Born outside Havana in 1891, Cuban-American artist Felipe Consalvos emigrated to Miami around 1920, eventually settling in New York and finally Philadelphia, where he died sometime in the 1950’s or 1960’s. A self-appointed “artist, healer, and man,” Consalvos worked for much of his life as a cigar roller, and he extrapolated the vernacular tradition of cigar band collage to a highly sophisticated, inimitable practice. His obsessive body of work—approximately 800 surviving collages on paper, found photographs, musical instruments, furniture, and other unexpected surfaces - were all discovered in 1983 at a West Philadelphia garage sale.  Consalvos' playful and often subversively political work used appropriated cigar bands and cigar box paper, along with magazine images, family photographs, postage stamps, and cut-up money.

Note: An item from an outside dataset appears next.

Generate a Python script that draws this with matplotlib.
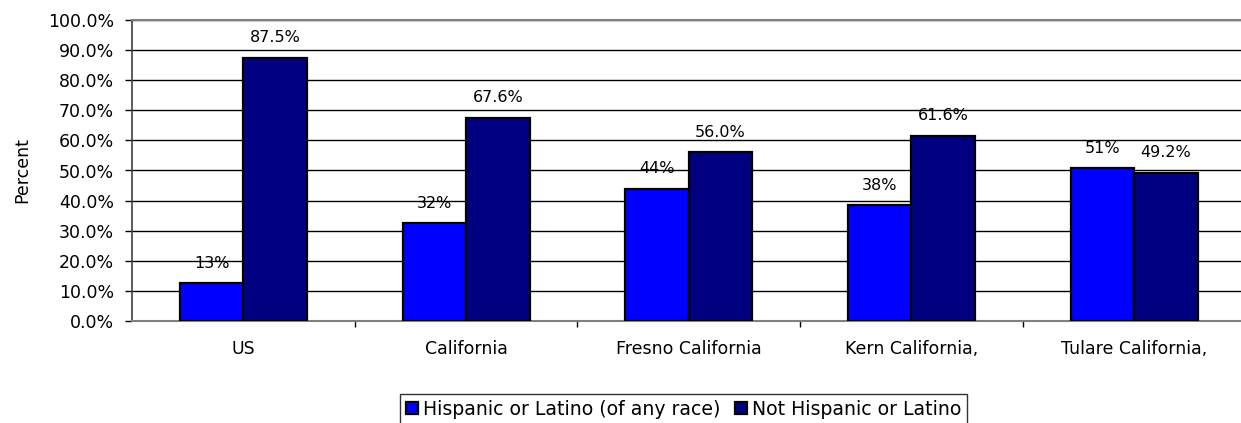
import numpy as np
import matplotlib.pyplot as plt
from matplotlib.ticker import FixedLocator, PercentFormatter

# Arial in the original looks stretched wide, DejaVu Sans fits its size better
plt.rcParams['font.family'] = ['DejaVu Sans']

# data
categories = ["US", "California", "Fresno California", "Kern California,", "Tulare California,"]
hispanic = [12.5, 32.4, 44.0, 38.4, 50.8]
not_hispanic = [87.5, 67.6, 56.0, 61.6, 49.2]
hispanic_labels = ["13%", "32%", "44%", "38%", "51%"]
not_hispanic_labels = ["87.5%", "67.6%", "56.0%", "61.6%", "49.2%"]
series_names = ["Hispanic or Latino (of any race)", "Not Hispanic or Latino"]

W, H = 1241, 423
fig = plt.figure(figsize=(W / 100, H / 100), dpi=100)
ax = fig.add_axes([132 / W, (H - 321) / H, 1113.5 / W, 301 / H])

x = np.arange(len(categories))
bw = 0.285
b1 = ax.bar(x - bw / 2, hispanic, bw, color='#0000FF', edgecolor='black', linewidth=1.6,
            label=series_names[0], zorder=3)
b2 = ax.bar(x + bw / 2, not_hispanic, bw, color='#000080', edgecolor='black', linewidth=1.6,
            label=series_names[1], zorder=3)

for bars, labels in [(b1, hispanic_labels), (b2, not_hispanic_labels)]:
    for rect, lab in zip(bars, labels):
        ax.annotate(lab, (rect.get_x() + rect.get_width() / 2, rect.get_height()),
                    xytext=(0, 20), textcoords='offset pixels', ha='center', va='center',
                    fontsize=11.5)

ax.set_xlim(-0.5, len(categories) - 0.5)
ax.set_ylim(0, 100)
ax.set_yticks(np.arange(0, 101, 10))
ax.yaxis.set_major_formatter(PercentFormatter(decimals=1))
ax.grid(axis='y', color='black', linewidth=1.0, zorder=0)
ax.set_axisbelow(True)

ax.set_xticks(x)
ax.set_xticklabels(categories, fontsize=12.5)
ax.xaxis.set_minor_locator(FixedLocator(np.arange(0.5, len(categories) - 0.5, 1)))
ax.tick_params(axis='x', which='major', length=0, pad=14)
ax.tick_params(axis='x', which='minor', length=4.3, width=1, color='black', direction='out')
ax.tick_params(axis='y', length=5, width=1, direction='out', labelsize=12.5, pad=8)

ax.set_ylabel("Percent", fontsize=12.5, va='center')
ax.yaxis.set_label_coords((22 - 132) / 1113.5, 0.5)

for side in ['top', 'right', 'bottom']:
    ax.spines[side].set_color('#808080')
    ax.spines[side].set_linewidth(1.5)
ax.spines['left'].set_color('#404040')
ax.spines['left'].set_linewidth(1.2)

leg = fig.legend(loc='upper left', bbox_to_anchor=(400 / W, 1 - 394 / H), ncol=2,
                 borderaxespad=0, fontsize=13.6, frameon=True, fancybox=False,
                 edgecolor='black', handlelength=0.65, handleheight=0.65,
                 handletextpad=0.25, columnspacing=0.8, borderpad=0.3)
leg.get_frame().set_linewidth(1.0)

fig.savefig("out.png", dpi=100)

Following extensive conservation work, Consalvos' work was first exhibited in a solo show in 2004 at Fleisher/Ollman Gallery in Philadelphia. - Fleisher/Ollman Gallery

Consalvos’ socio-political satire, impulsive surprises, poetry, and mystical and surprising combinations, makes his work amongst my favorites in my collection.  His work consistently brings my eye back to discovering something I missed on previous encounters.